Charitable Gift Annuities
Charitable gift annuities are the simplest and most popular charitable like-income arrangement. Basically, a gift annuity is a contract between the donor and the charity. In exchange for a gift of cash, marketable securities or, in some circumstances, real estate, fixed payments are guaranteed to the donor and/or another beneficiary for life. Payments, which can be deferred to a later date if income is not needed immediately, are partially tax-free. It does not require a complicated agreement, and the amount needed to fund it can be as little as $5,000. Hospice receives the remaining principal at the death of the income beneficiaries.
Charitable Remainder Trusts
In simplest terms, a trust is an arrangement in which an individual transfers legal title to property to another (the trustee) who manages the property for the benefit of the individuals and/or organization specified in the trust arrangement. Charitable remainder trusts are popular gift plans because of their flexibility. These trusts may be funded with cash, securities, or real estate. Beneficiaries named by the donor will receive income for a period of years or their lifetime.
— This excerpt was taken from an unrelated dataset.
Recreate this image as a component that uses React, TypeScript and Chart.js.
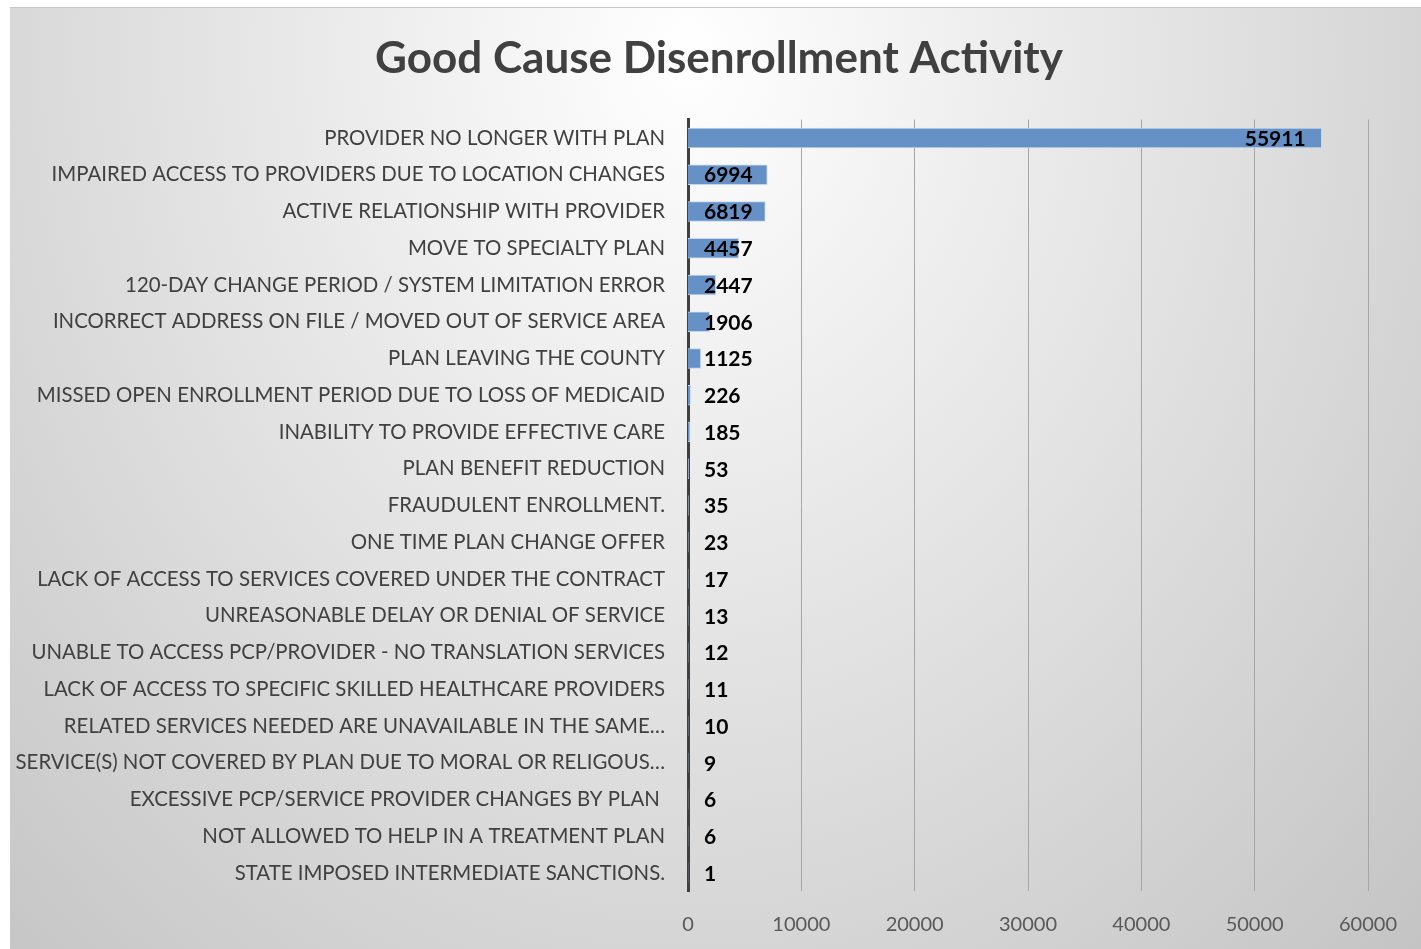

These trusts may take either of two forms: The Charitable Remainder Unitrust or The Charitable Remainder Annuity Trust. The principal difference between the two types of trusts is the manner of calculating the payment to the beneficiaries. Payments from a unitrust vary according to the investment performance of the trust. Payments from an annuity trust are fixed when the trust is created and will not vary over the lifetime of the beneficiaries.
Charitable Lead Trusts
Those donors with major charitable goals have discovered they can transfer substantial assets to intended beneficiaries at minimal or no transfer-tax cost by using a special vehicle called a charitable lead trust. Under this plan, you put assets into a trust that makes payments to charity for a designated period of time and then the remaining trust assets pass to your children.